Alla categoria in questione appartiene - ultimo in ordine di tempo - “7 uomini a mollo” di Gilles Lellouche, il quale, giunto alla regia del suo terzo film, il primo girato senza essere affiancato da un altro collega, racconta caduta e riscatto di un gruppo di quarantenni afflitti e depressi (ai sette del titolo bisogna aggiungere anche i due personaggi interpretati da Virginie Efira e Marina Foïs, esponenti di una compagine femminile altrettanto giù di corda), che prova a risalire la china entrando a far parte di una squadra di nuoto sincronizzato destinata a rappresentare il paese in un’importante competizione internazionale. La presenza dell’elemento acquatico come simbolo di purificazione e di rinascita si addice con il tema del film ma va detto che Lellouche se ne serve in maniera “passiva”, ovverosia non mettendo mai lo spettatore in condizione di rendersene conto, se non come conseguenza del rapporto di causa-effetto stabilito tra l’apprendimento dello sport e i miglioramenti scaturiti dall’applicazione sistematica dei suoi principi, nonché la progressiva riconquista della propria autostima da parte dei protagonisti. Particolare, questo, indicativo di una regia schematica ma efficace anche quando si tratta di mettere insieme da una parte i codici del cinema sportivo, primo fra tutti quello che fa dei sacrifici e della tenzone agonistica una sorta di palestra della vita e, dall’altra, quelli tipici della commedia in cui, come nelle versioni migliori, comico e drammatico si intrecciano in maniera indissolubile.
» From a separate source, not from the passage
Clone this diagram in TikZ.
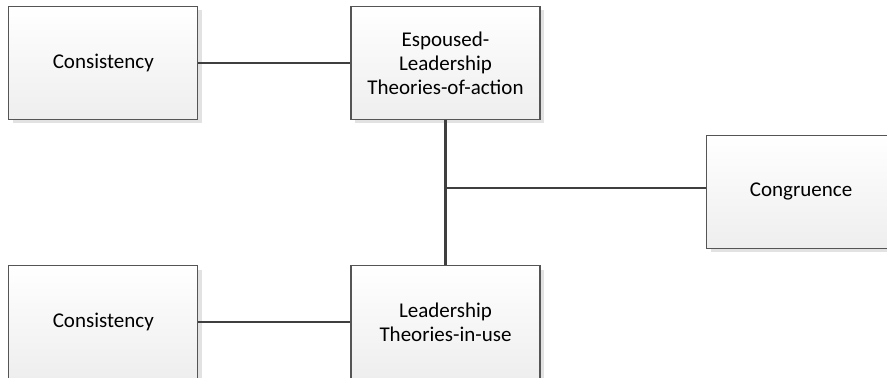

Senza mai stravolgere del tutto le condizioni di partenza, nel senso che i nostri erano e - nonostante tutto - restano dei nerd anche se in una variante più matura - “7 uomini a mollo” guarda sì al cinema americano (più che a quello di tradizione francese) ma non vi aderisce fino in fondo, soprattutto per quanto riguarda la retorica della vittoria che non rende di colpo i personaggi più accettabili né belli bensì più sicuri di sé stessi e meno vittime della realtà che li circonda. Da questo punto di vista spicca il contrasto tra l’apparato formale costituito da un corredo di hit musicali (a stelle e strisce) energetici e vitali, di quelli normalmente usati dal cinema mainstream per commentare l’eleganza del gesto o la riuscita di imprese epocali, e la prosaicità dei corpi e del contesto ambientale: i primi, ripresi in tutta la loro improbabile decadenza fisica, resa ancora più evidente dal fatto che gli attori sovrappeso e fuori forma sono spesso in costume; il secondo, ridotto a (non)luogo ordinario e anodino, spesso inquadrato per apparire simile a quello di certo cinema exploitation - rivelato dall’uso dello zoom al posto della carrellata in avanti - e a cenni di parossismi tarantiniani,  nella seconda parte, quella dedicata al risveglio dal torpore della routine quotidiana. Tutto ciò nonostante il film rimanga profondamente francese nell’anima dei personaggi, interpretati in modo da restare sempre due passi indietro rispetto ai ritmi dell’esistenza e delle mode e immersi in uno spleen agrodolce a cui si addicono le facce sdrucite di moschettieri del calibro di Mathieu Almaric, Guillaume Canet, Benoît Poelvoorde, Jean-Hugues Anglade. Bastano, infatti, loro a rendere godibile e a giustificare l’intera operazione.